I can show you this with this smoke cartridge that contains minute particles of red dye.
If I put it next to the nozzle, you'll see the dye come straight through the machine and out through the grille here.
[Click.]
Oh I forgot to turn it on.
[Vacuum cleaner noise.]
Normally about 15% of household dust is below this critical size and passses straight through the machine.
[Vacuum cleaner noise continues.]
Rex used to repair domestic appliances, and found often people didn't realise this.
Rex: Sometimes I would be called out to a machine that wasn't working, and the customer had actually fitted a plastic bag inside the cloth bag so they could dispose of the dirt easily.
Well this of course completely blocked the airflow and there was no suction at all, and obviously it wouldn't work.
Even the disposable paper bags need changing quite frequently, some customers used to use one paper bag and empty it continuously.
And they do lose their efficiency, and the little pores in the paper get blocked with dust and they just don't work.
Occasionally, one or two clients had actually had a machine for ten years or so, and they'd still got the original packet of paper bags, and had only ever used one.
Tim: The vacuum cleaner is really quite a simple machine, a motor a fan, and a dustbag.
But it does have a particularly hard life being pushed and tugged about all the time.
Although they used to be sold with lifetime guarantees, today they rarely last more than a few years.
The modern vacuum cleaner may not be perfect, but it is extraordinarily good value for money.

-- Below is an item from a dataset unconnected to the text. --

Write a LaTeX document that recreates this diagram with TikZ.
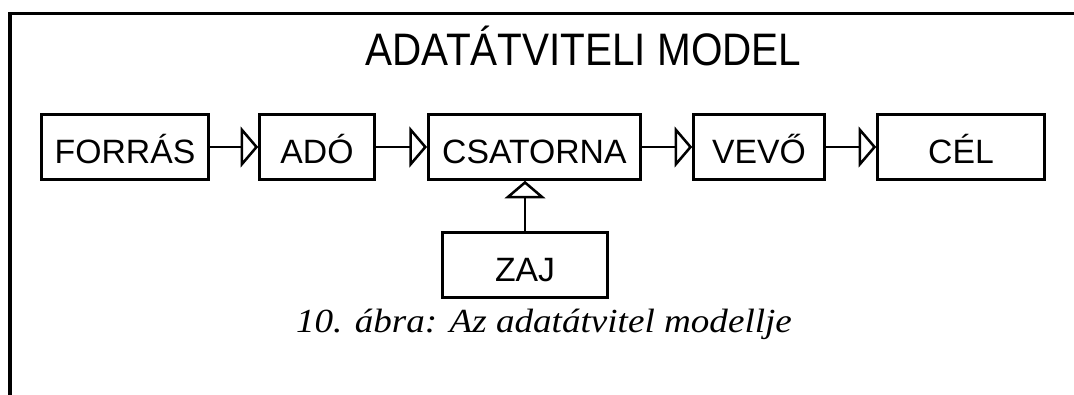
\documentclass[tikz,border=0pt]{standalone}
\usepackage{fontspec}
\setmainfont{Liberation Sans}
\newfontfamily\capserif{Liberation Serif}
\usetikzlibrary{arrows.meta}

\begin{document}
\begin{tikzpicture}[
        blk/.style={draw, line width=2pt, minimum height=1.62cm, inner sep=0pt, font=\fontsize{24}{28}\selectfont, text height=22.8pt, text depth=0pt},
        arr/.style={-{Triangle[open, length=4.4mm, width=10.2mm]}, line width=1.8pt}]
      \useasboundingbox (0,0) rectangle (26.85,-9.875);
      % open frame: top and left side only
      \draw[line width=2.2pt] (26.85,-0.33) -- (0.25,-0.33) -- (0.25,-9.875);
      \node[font=\fontsize{30}{34}\selectfont, anchor=base] (title) at (14.59,-1.65) {\scalebox{0.96}[1.08]{ADATÁTVITELI MODEL}};
      \node[blk, minimum width=4.17cm] (forras) at (3.125,-3.675) {FORRÁS};
      \node[blk, minimum width=2.87cm] (ado) at (7.925,-3.675) {ADÓ};
      \node[blk, minimum width=5.3cm] (csatorna) at (13.36,-3.675) {CSATORNA};
      \node[blk, minimum width=3.27cm] (vevo) at (18.975,-3.675) {VEVŐ};
      \node[blk, minimum width=4.17cm] (cel) at (24.025,-3.675) {CÉL};
      \node[blk, minimum width=4.12cm] (zaj) at (13.125,-6.625) {ZAJ};
      \node[font=\capserif\itshape\fontsize{24}{28}\selectfont, anchor=base] (abra) at (13.6,-8.3) {\scalebox{1.1}[1]{10. ábra: Az adatátvitel modellje}};
      \draw[arr] (forras) -- (ado); \draw[arr] (ado) -- (csatorna);
      \draw[arr] (csatorna) -- (vevo); \draw[arr] (vevo) -- (cel);
      \draw[arr] (zaj.north) -- (zaj.north |- csatorna.south);
      \end{tikzpicture}
\end{document}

In 1950 a vacuum cleaner cost about the same amount as the average weekly wage.
Today, it costs a lot less than half that.
An enormous amount of energy and cunning has gone into reducing the manufacturing costs, and perhaps for their price today we can't really expect them to last for very long.
Although vacuum cleaners are now rather flimsy and unsatisfying machines, and their short lifespan is ecologically very unsound, they do retain more character than most [rocket ignites.]
other household machines, and I can't help rather liking them.